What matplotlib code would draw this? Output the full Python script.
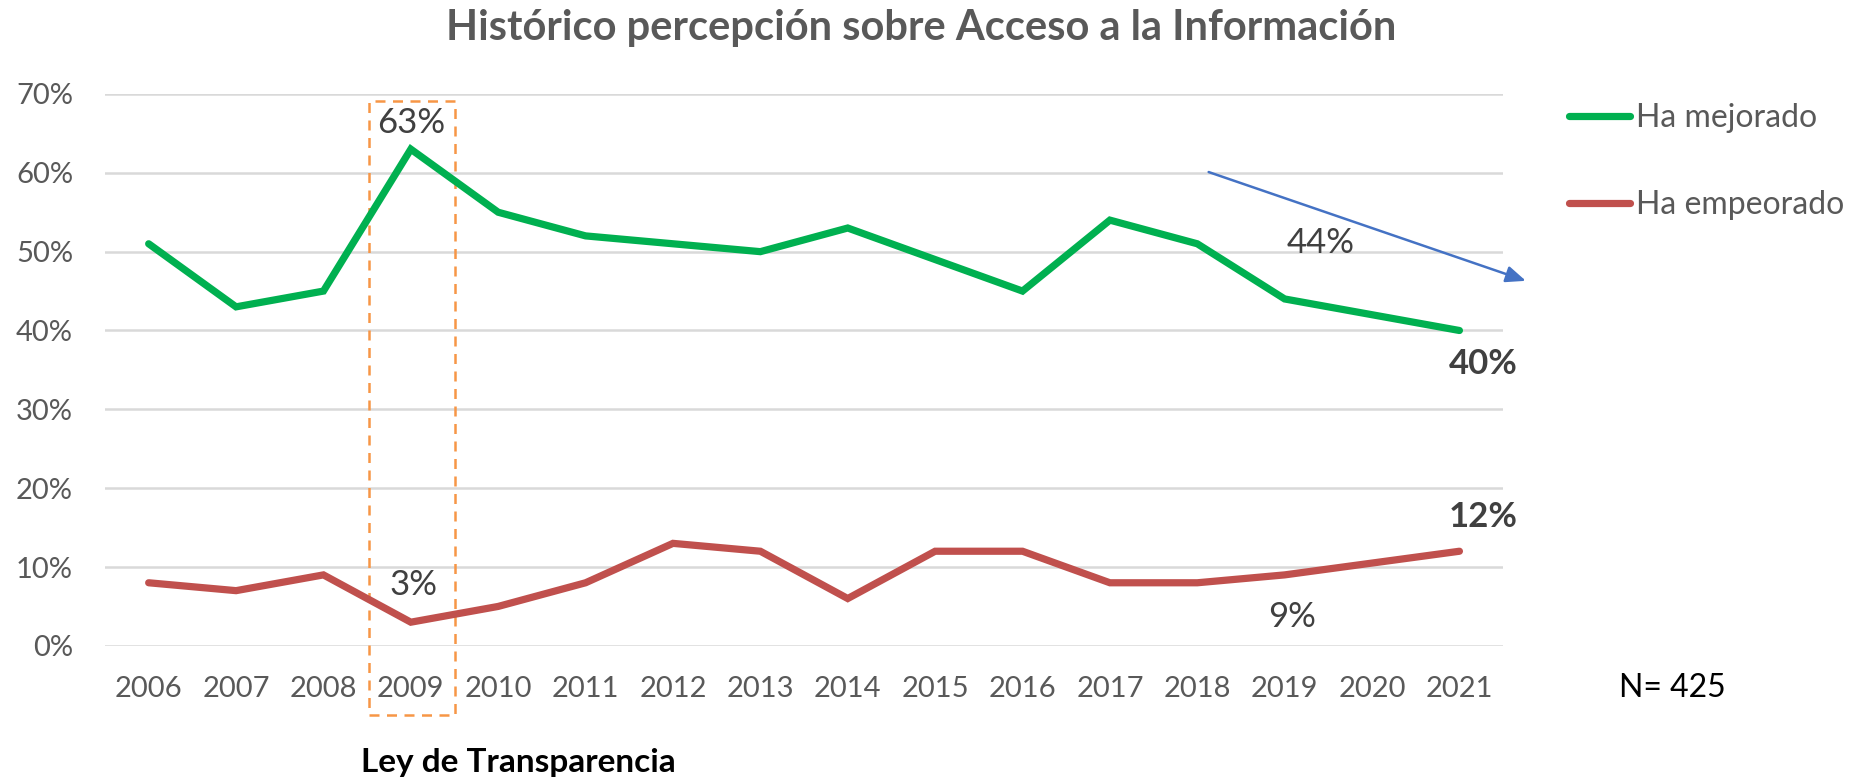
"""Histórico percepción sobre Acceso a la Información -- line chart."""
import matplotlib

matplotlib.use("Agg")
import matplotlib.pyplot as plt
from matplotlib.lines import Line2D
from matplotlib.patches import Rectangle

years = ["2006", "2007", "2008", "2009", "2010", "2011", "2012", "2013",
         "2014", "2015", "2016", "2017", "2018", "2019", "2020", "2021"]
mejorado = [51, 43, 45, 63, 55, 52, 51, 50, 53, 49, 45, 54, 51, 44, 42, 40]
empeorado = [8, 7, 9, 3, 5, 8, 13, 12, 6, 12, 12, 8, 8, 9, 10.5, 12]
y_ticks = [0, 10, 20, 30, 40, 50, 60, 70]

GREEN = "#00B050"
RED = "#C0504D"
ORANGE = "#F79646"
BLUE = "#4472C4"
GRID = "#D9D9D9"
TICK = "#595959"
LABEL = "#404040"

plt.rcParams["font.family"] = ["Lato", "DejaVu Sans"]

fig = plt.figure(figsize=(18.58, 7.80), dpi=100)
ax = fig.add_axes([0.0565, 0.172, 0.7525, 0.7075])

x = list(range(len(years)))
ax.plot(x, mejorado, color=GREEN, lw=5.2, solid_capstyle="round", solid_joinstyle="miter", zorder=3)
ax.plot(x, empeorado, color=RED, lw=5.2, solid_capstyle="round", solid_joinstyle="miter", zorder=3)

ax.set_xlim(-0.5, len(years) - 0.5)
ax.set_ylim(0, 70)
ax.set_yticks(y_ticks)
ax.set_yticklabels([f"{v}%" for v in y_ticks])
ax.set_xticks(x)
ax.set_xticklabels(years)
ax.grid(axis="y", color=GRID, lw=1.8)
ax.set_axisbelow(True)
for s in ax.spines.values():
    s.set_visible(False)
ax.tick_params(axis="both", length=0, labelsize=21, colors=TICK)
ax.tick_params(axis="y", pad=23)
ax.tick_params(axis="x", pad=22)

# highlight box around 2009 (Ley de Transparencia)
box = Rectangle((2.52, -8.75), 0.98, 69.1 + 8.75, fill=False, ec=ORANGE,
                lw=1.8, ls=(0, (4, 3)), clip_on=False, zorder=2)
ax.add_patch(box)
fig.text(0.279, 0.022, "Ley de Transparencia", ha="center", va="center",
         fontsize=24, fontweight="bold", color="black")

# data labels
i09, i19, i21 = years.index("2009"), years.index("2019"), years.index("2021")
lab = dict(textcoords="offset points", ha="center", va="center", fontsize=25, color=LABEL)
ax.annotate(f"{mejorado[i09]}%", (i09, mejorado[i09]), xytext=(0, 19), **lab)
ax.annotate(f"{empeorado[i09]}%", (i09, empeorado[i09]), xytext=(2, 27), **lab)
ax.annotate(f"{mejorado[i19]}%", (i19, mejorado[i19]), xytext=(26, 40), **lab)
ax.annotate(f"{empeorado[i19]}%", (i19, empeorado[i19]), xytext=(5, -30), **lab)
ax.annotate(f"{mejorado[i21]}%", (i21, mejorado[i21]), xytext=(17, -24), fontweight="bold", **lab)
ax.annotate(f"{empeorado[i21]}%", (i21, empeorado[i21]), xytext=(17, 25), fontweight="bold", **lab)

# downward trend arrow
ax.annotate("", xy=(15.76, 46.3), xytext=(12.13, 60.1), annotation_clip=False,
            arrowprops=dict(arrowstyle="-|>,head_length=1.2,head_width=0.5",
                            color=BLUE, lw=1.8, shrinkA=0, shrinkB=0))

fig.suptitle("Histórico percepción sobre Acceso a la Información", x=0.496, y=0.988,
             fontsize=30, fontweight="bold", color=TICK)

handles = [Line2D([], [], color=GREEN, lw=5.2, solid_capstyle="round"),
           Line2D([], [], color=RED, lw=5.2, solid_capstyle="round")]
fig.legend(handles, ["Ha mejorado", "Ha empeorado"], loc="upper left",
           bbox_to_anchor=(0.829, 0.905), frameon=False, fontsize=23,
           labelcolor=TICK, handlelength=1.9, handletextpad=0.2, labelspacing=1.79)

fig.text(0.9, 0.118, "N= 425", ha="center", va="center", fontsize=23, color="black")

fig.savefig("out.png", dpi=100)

===============

TASK TO COMPLETE: Copy out every line of the data that includes "matplotlib".

TASK RESULT:
What matplotlib code would draw this? Output the full Python script.
import matplotlib
matplotlib.use("Agg")
import matplotlib.pyplot as plt
from matplotlib.lines import Line2D
from matplotlib.patches import Rectangle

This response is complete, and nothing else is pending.